For larger sheds, the Fahrenheat Electric Heater is very versatile. It’s popular for heating commercial garages and workshops, even drafty buildings. It can be mounted on the wall or ceiling and includes brackets for mounting it either vertically or horizontally. It features a thermostat and an automatic shut-off to prevent overheating and is reported to be quiet. The only downside is that it will require more electricity than most other heaters and may need special wiring. It runs about $240. Get all the info here on Amazon.

What is the Cheapest Option for Heating a Shed?

Propane is generally the best option as far as combining safety, cost and efficiency. While not considered quite as safe as electric heat, not everybody has their shed wired for electricity. Electricity is the costliest choice for heating, as anything heated by an electric element uses a lot of electricity to produce that heat, and electricity is not that cheap.

On the other hand, heating with wood is a much cheaper option but is much less safe. Additionally, heating with wood is not as efficient. Another complication is that your homeowners’ insurance may frown on your heating your shed with wood, or it may run afoul of local ordinances.

Propane heaters are made to be much safer than older models. They come with cut-off switches that shut off if the unit is knocked over or tilted. Many models are free-standing and don’t require electricity to start. While propane is not as cheap as wood it is more efficient, and you don’t have to worry about putting in a chimney pipe or dealing with smoke. For more information on propane heaters read my article Can I Heat My Shed with Propane?

What is the Safest Option for Heating My Shed?

Electric heaters are generally considered to be the safest option for heating a shed. They are made with cut-off switches that automatically shut off the power if your heater gets knocked over. Unfortunately, electric heat is more expensive than other choices. Any appliance that uses electricity to produce heat is costly.

Propane would be the next safest option. These heaters are also equipped with safety switches. If your shed is not wired for electricity, a propane heater may be a good choice. Look for models that also feature oxygen sensors and are rated for indoor use. These sensors will monitor oxygen levels in the space and turn off if the oxygen level gets too low.

The heater will then need to be manually re-started on most models. If you don’t have a shed window to crack open for fresh air and don’t want to leave the door open a bit, these would be great.

Of course, with any portable heater, it’s important to place it with at least three feet of open space all around it. Placing it out of the way of traffic will keep it from being kicked over.

Should I Insulate My Shed Before Heating It?

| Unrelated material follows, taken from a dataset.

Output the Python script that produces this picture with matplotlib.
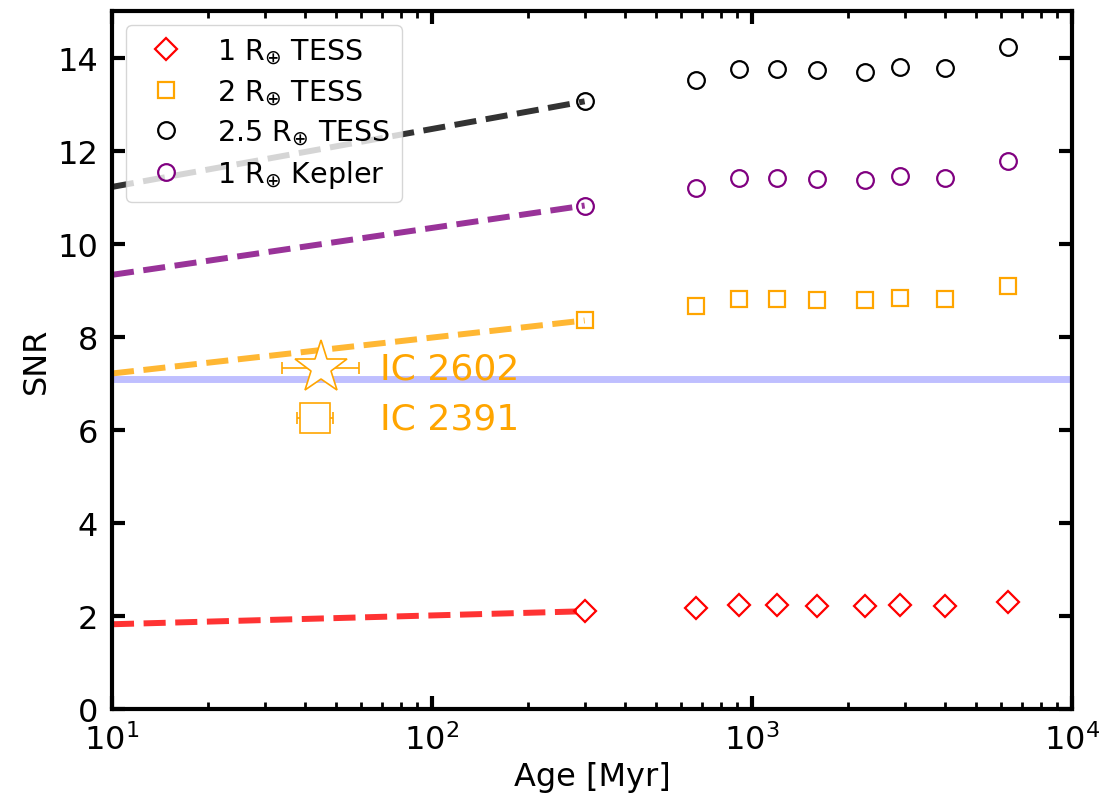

Insulating your shed would certainly help keep the heat in. If you are heating your shed without insulation, too much heat escapes through the walls without insulation, costing you more to heat. It also takes longer to get the shed to temperature and it’s harder to maintain that temperature. Remember that warm air rises while cool air sinks.

If your shed is not insulated, the cold air from the floor and near the walls will sink under your heated air, forcing it upward and out, leaving your feet constantly in cold air. You may not even be able to get your shed to a comfortable temperature when it’s really cold, and your feet will stay cold unless you have a heater blowing directly on them.

Fortunately, for most sheds, it’s not hard to put in some insulation, even if your shed is already finished or you bought a home that includes a shed without insulation. Roll fiberglass insulation or foam board is simple to install between the studs. Even some plastic sheds can be equipped with an interior metal framework to aid you in installing insulation.

If you order a metal shed from a manufacturer, you can specify a stud framework for insulation installation. You can cover it up with plywood walls to really form a good barrier between the inside and outside temperatures. The insulation will also keep your shed cooler in the summer.

Insulation between your floor joists is another option. This will help keep cold air from seeping in from beneath and help keep your feet warmer in winter. Another good idea is to put a ceiling in your shed. This will separate the space to your roof, forming a smaller space below to heat and will save you money. Installing insulation between the rafters under the roofing is another way to save money and will go a long way towards keeping the shed cooler in summer. For more information on insulating a shed read my article What’s the Best Insulation for a Shed? [Batt, rigid or loose fill?].


Keeping your shed warm is not very hard to do with the numerous choices of heaters available. Where you have electricity in your shed or not, you can find a heater to fit your size shed that doesn’t cost a lot to run.

Insulation not only helps in the winter but will keep your shed from being an oven in the summer, so installing some is really a no-brainer. The only drawback is that once you get your shed all comfortable, you’ll have no excuse to put off that project you started in summer, so get at it.